* begin RAW DATA *

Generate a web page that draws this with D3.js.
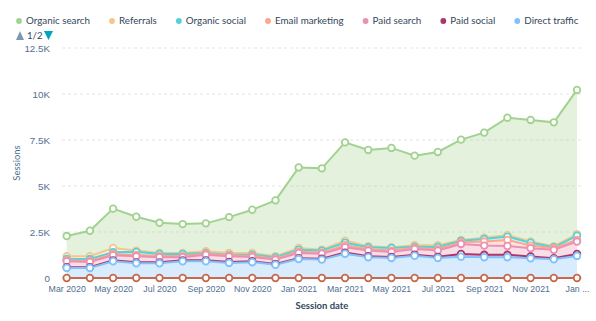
<!DOCTYPE html>
<html>
<head>
<meta charset="utf-8">
<script src="https://cdn.jsdelivr.net/npm/d3@7"></script>
<style>
  html, body { margin: 0; padding: 0; background: #fff; }
  svg { display: block; font-family: Lato, "Open Sans", sans-serif; }
</style>
</head>
<body>
<svg id="chart" width="596" height="321"></svg>
<script>
const months = ["Mar 2020","Apr 2020","May 2020","Jun 2020","Jul 2020","Aug 2020","Sep 2020","Oct 2020","Nov 2020","Dec 2020","Jan 2021","Feb 2021","Mar 2021","Apr 2021","May 2021","Jun 2021","Jul 2021","Aug 2021","Sep 2021","Oct 2021","Nov 2021","Dec 2021","Jan 2022"];
const xTickLabels = ["Mar 2020","May 2020","Jul 2020","Sep 2020","Nov 2020","Jan 2021","Mar 2021","May 2021","Jul 2021","Sep 2021","Nov 2021","Jan ..."];
const yTicks = [0, 2500, 5000, 7500, 10000, 12500];

const organicSearch = [1100,1390,2140,1840,1640,1570,1520,1950,2350,3040,4380,4420,5340,5230,5400,4870,5070,5450,5710,6370,6610,6730,7840];
const referrals     = [150,150,230,70,50,50,90,90,90,50,90,50,110,60,40,80,90,50,70,90,60,60,80];
const organicSocial = [60,100,90,170,120,120,40,30,70,80,110,110,140,110,140,60,130,80,140,180,160,50,230];
const emailMarketing= [60,60,70,70,60,60,50,60,60,50,70,60,110,70,70,60,70,90,220,330,140,90,90];
const paidSearch    = [325,285,280,330,280,170,310,310,230,240,280,270,290,310,280,320,340,540,500,480,450,450,670];
const paidSocial    = [40,40,50,50,50,50,50,50,50,40,50,50,60,50,50,50,60,150,130,130,100,60,110];
const directTraffic = [545,545,910,800,800,910,910,820,860,720,1030,1000,1320,1130,1090,1210,1090,1160,1130,1130,1070,1020,1200];
const otherCampaigns= [0,0,0,0,0,0,0,0,0,0,0,0,0,0,0,0,0,0,0,0,0,0,0];

const seriesNames  = ["Organic search","Referrals","Organic social","Email marketing","Paid search","Paid social","Direct traffic","Other campaigns"];
const seriesValues = [organicSearch, referrals, organicSocial, emailMarketing, paidSearch, paidSocial, directTraffic, otherCampaigns];
const seriesColors = ["#a2d28f","#f5c78e","#51d3d9","#fea58e","#ea90b1","#a8386a","#81c1fd","#c6694c"];
const legendCount = 7;

const svg = d3.select("#chart");
const x = d3.scalePoint().domain(months).range([66.7, 577]);
const y = d3.scaleLinear().domain([0, 12500]).range([278, 48]);

// table for stacking
const table = months.map((m, i) => {
  const row = { month: m };
  seriesNames.forEach((n, k) => row[n] = seriesValues[k][i]);
  return row;
});
const stackKeys = seriesNames.slice().reverse(); // bottom to top
const stacked = d3.stack().keys(stackKeys)(table);
const drawOrder = stacked.slice().reverse(); // legend order: top series drawn first
const colorOf = n => seriesColors[seriesNames.indexOf(n)];

// gridlines
const grid = svg.append("g");
grid.selectAll("line").data(yTicks.filter(d => d > 0)).join("line")
  .attr("x1", 62).attr("x2", 582)
  .attr("y1", d => y(d)).attr("y2", d => y(d))
  .attr("stroke", "#dfe3eb").attr("stroke-dasharray", "3,3").attr("stroke-width", 1);
grid.append("line").attr("x1", 62).attr("x2", 582).attr("y1", y(0)).attr("y2", y(0))
  .attr("stroke", "#cbd6e2").attr("stroke-width", 1);

// y axis labels
const yAxis = d3.axisLeft(y).tickValues(yTicks).tickSize(0).tickPadding(0)
  .tickFormat(d => d === 0 ? "0" : (d / 1000) + "K");
const yg = svg.append("g").attr("transform", "translate(50,0)").call(yAxis);
yg.select(".domain").remove();
yg.selectAll("text").attr("fill", "#516f90").style("font-size", "9.8px").attr("dy", "0.35em");

svg.append("text").attr("transform", "translate(20,163) rotate(-90)")
  .attr("text-anchor", "middle").attr("fill", "#516f90").style("font-size", "9.5px").text("Sessions");

// x axis
const xAxis = d3.axisBottom(x).tickValues(months.filter((m, i) => i % 2 === 0)).tickSize(0).tickPadding(0)
  .tickFormat((d, i) => xTickLabels[i]);
const xg = svg.append("g").attr("transform", "translate(0,286)").call(xAxis);
xg.select(".domain").remove();
xg.selectAll("text").attr("fill", "#516f90").style("font-size", "8.8px").attr("dy", "0.71em");

svg.append("text").attr("x", 322).attr("y", 309).attr("text-anchor", "middle")
  .attr("fill", "#33475b").style("font-size", "9.5px").style("font-weight", "bold").text("Session date");

// areas
const area = d3.area().x((d, i) => x(months[i])).y0(d => y(d[0])).y1(d => y(d[1]));
svg.append("g").selectAll("path").data(drawOrder).join("path")
  .attr("d", area).attr("fill", d => colorOf(d.key)).attr("fill-opacity", 0.3);

// lines
const line = d3.line().x((d, i) => x(months[i])).y(d => y(d[1]));
svg.append("g").selectAll("path").data(drawOrder).join("path")
  .attr("d", line).attr("fill", "none").attr("stroke", d => colorOf(d.key)).attr("stroke-width", 2);

// markers
svg.append("g").selectAll("g").data(drawOrder).join("g")
  .attr("stroke", d => colorOf(d.key))
  .selectAll("circle").data(d => d).join("circle")
  .attr("cx", (d, i) => x(months[i])).attr("cy", d => y(d[1])).attr("r", 3.3)
  .attr("fill", "#fff").attr("stroke-width", 1.8);

// legend
const lg = svg.append("g").attr("transform", "translate(0,21)");
let lx = 19;
seriesNames.slice(0, legendCount).forEach((n, k) => {
  lg.append("circle").attr("cx", lx).attr("cy", 0).attr("r", 2.9).attr("fill", seriesColors[k]);
  const t = lg.append("text").attr("x", lx + 7).attr("y", 0).attr("dy", "0.35em")
    .attr("fill", "#33475b").style("font-size", "9.8px").text(n);
  lx = lx + 7 + t.node().getComputedTextLength() + 22;
});

// pager
const pg = svg.append("g").attr("transform", "translate(0,35.5)");
pg.append("path").attr("d", "M16,4.5 L20,-4.5 L24,4.5 Z").attr("fill", "#7c98b6");
pg.append("text").attr("x", 27).attr("y", 0).attr("dy", "0.35em").attr("fill", "#33475b").style("font-size", "9.6px").text("1/2");
pg.append("path").attr("d", "M44,-4.5 L53,-4.5 L48.5,4.5 Z").attr("fill", "#00a4bd");
</script>
</body>
</html>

* end RAW DATA *

TASK DESCRIPTION: All of the data above should be quoted exactly, except for the pictures.

WORKED ANSWER:
Generate a web page that draws this with D3.js.
<!DOCTYPE html>
<html>
<head>
<meta charset="utf-8">
<script src="https://cdn.jsdelivr.net/npm/d3@7"></script>
<style>
  html, body { margin: 0; padding: 0; background: #fff; }
  svg { display: block; font-family: Lato, "Open Sans", sans-serif; }
</style>
</head>
<body>
<svg id="chart" width="596" height="321"></svg>
<script>
const months = ["Mar 2020","Apr 2020","May 2020","Jun 2020","Jul 2020","Aug 2020","Sep 2020","Oct 2020","Nov 2020","Dec 2020","Jan 2021","Feb 2021","Mar 2021","Apr 2021","May 2021","Jun 2021","Jul 2021","Aug 2021","Sep 2021","Oct 2021","Nov 2021","Dec 2021","Jan 2022"];
const xTickLabels = ["Mar 2020","May 2020","Jul 2020","Sep 2020","Nov 2020","Jan 2021","Mar 2021","May 2021","Jul 2021","Sep 2021","Nov 2021","Jan ..."];
const yTicks = [0, 2500, 5000, 7500, 10000, 12500];

const organicSearch = [1100,1390,2140,1840,1640,1570,1520,1950,2350,3040,4380,4420,5340,5230,5400,4870,5070,5450,5710,6370,6610,6730,7840];
const referrals     = [150,150,230,70,50,50,90,90,90,50,90,50,110,60,40,80,90,50,70,90,60,60,80];
const organicSocial = [60,100,90,170,120,120,40,30,70,80,110,110,140,110,140,60,130,80,140,180,160,50,230];
const emailMarketing= [60,60,70,70,60,60,50,60,60,50,70,60,110,70,70,60,70,90,220,330,140,90,90];
const paidSearch    = [325,285,280,330,280,170,310,310,230,240,280,270,290,310,280,320,340,540,500,480,450,450,670];
const paidSocial    = [40,40,50,50,50,50,50,50,50,40,50,50,60,50,50,50,60,150,130,130,100,60,110];
const directTraffic = [545,545,910,800,800,910,910,820,860,720,1030,1000,1320,1130,1090,1210,1090,1160,1130,1130,1070,1020,1200];
const otherCampaigns= [0,0,0,0,0,0,0,0,0,0,0,0,0,0,0,0,0,0,0,0,0,0,0];

const seriesNames  = ["Organic search","Referrals","Organic social","Email marketing","Paid search","Paid social","Direct traffic","Other campaigns"];
const seriesValues = [organicSearch, referrals, organicSocial, emailMarketing, paidSearch, paidSocial, directTraffic, otherCampaigns];
const seriesColors = ["#a2d28f","#f5c78e","#51d3d9","#fea58e","#ea90b1","#a8386a","#81c1fd","#c6694c"];
const legendCount = 7;

const svg = d3.select("#chart");
const x = d3.scalePoint().domain(months).range([66.7, 577]);
const y = d3.scaleLinear().domain([0, 12500]).range([278, 48]);

// table for stacking
const table = months.map((m, i) => {
  const row = { month: m };
  seriesNames.forEach((n, k) => row[n] = seriesValues[k][i]);
  return row;
});
const stackKeys = seriesNames.slice().reverse(); // bottom to top
const stacked = d3.stack().keys(stackKeys)(table);
const drawOrder = stacked.slice().reverse(); // legend order: top series drawn first
const colorOf = n => seriesColors[seriesNames.indexOf(n)];

// gridlines
const grid = svg.append("g");
grid.selectAll("line").data(yTicks.filter(d => d > 0)).join("line")
  .attr("x1", 62).attr("x2", 582)
  .attr("y1", d => y(d)).attr("y2", d => y(d))
  .attr("stroke", "#dfe3eb").attr("stroke-dasharray", "3,3").attr("stroke-width", 1);
grid.append("line").attr("x1", 62).attr("x2", 582).attr("y1", y(0)).attr("y2", y(0))
  .attr("stroke", "#cbd6e2").attr("stroke-width", 1);

// y axis labels
const yAxis = d3.axisLeft(y).tickValues(yTicks).tickSize(0).tickPadding(0)
  .tickFormat(d => d === 0 ? "0" : (d / 1000) + "K");
const yg = svg.append("g").attr("transform", "translate(50,0)").call(yAxis);
yg.select(".domain").remove();
yg.selectAll("text").attr("fill", "#516f90").style("font-size", "9.8px").attr("dy", "0.35em");

svg.append("text").attr("transform", "translate(20,163) rotate(-90)")
  .attr("text-anchor", "middle").attr("fill", "#516f90").style("font-size", "9.5px").text("Sessions");

// x axis
const xAxis = d3.axisBottom(x).tickValues(months.filter((m, i) => i % 2 === 0)).tickSize(0).tickPadding(0)
  .tickFormat((d, i) => xTickLabels[i]);
const xg = svg.append("g").attr("transform", "translate(0,286)").call(xAxis);
xg.select(".domain").remove();
xg.selectAll("text").attr("fill", "#516f90").style("font-size", "8.8px").attr("dy", "0.71em");

svg.append("text").attr("x", 322).attr("y", 309).attr("text-anchor", "middle")
  .attr("fill", "#33475b").style("font-size", "9.5px").style("font-weight", "bold").text("Session date");

// areas
const area = d3.area().x((d, i) => x(months[i])).y0(d => y(d[0])).y1(d => y(d[1]));
svg.append("g").selectAll("path").data(drawOrder).join("path")
  .attr("d", area).attr("fill", d => colorOf(d.key)).attr("fill-opacity", 0.3);

// lines
const line = d3.line().x((d, i) => x(months[i])).y(d => y(d[1]));
svg.append("g").selectAll("path").data(drawOrder).join("path")
  .attr("d", line).attr("fill", "none").attr("stroke", d => colorOf(d.key)).attr("stroke-width", 2);

// markers
svg.append("g").selectAll("g").data(drawOrder).join("g")
  .attr("stroke", d => colorOf(d.key))
  .selectAll("circle").data(d => d).join("circle")
  .attr("cx", (d, i) => x(months[i])).attr("cy", d => y(d[1])).attr("r", 3.3)
  .attr("fill", "#fff").attr("stroke-width", 1.8);

// legend
const lg = svg.append("g").attr("transform", "translate(0,21)");
let lx = 19;
seriesNames.slice(0, legendCount).forEach((n, k) => {
  lg.append("circle").attr("cx", lx).attr("cy", 0).attr("r", 2.9).attr("fill", seriesColors[k]);
  const t = lg.append("text").attr("x", lx + 7).attr("y", 0).attr("dy", "0.35em")
    .attr("fill", "#33475b").style("font-size", "9.8px").text(n);
  lx = lx + 7 + t.node().getComputedTextLength() + 22;
});

// pager
const pg = svg.append("g").attr("transform", "translate(0,35.5)");
pg.append("path").attr("d", "M16,4.5 L20,-4.5 L24,4.5 Z").attr("fill", "#7c98b6");
pg.append("text").attr("x", 27).attr("y", 0).attr("dy", "0.35em").attr("fill", "#33475b").style("font-size", "9.6px").text("1/2");
pg.append("path").attr("d", "M44,-4.5 L53,-4.5 L48.5,4.5 Z").attr("fill", "#00a4bd");
</script>
</body>
</html>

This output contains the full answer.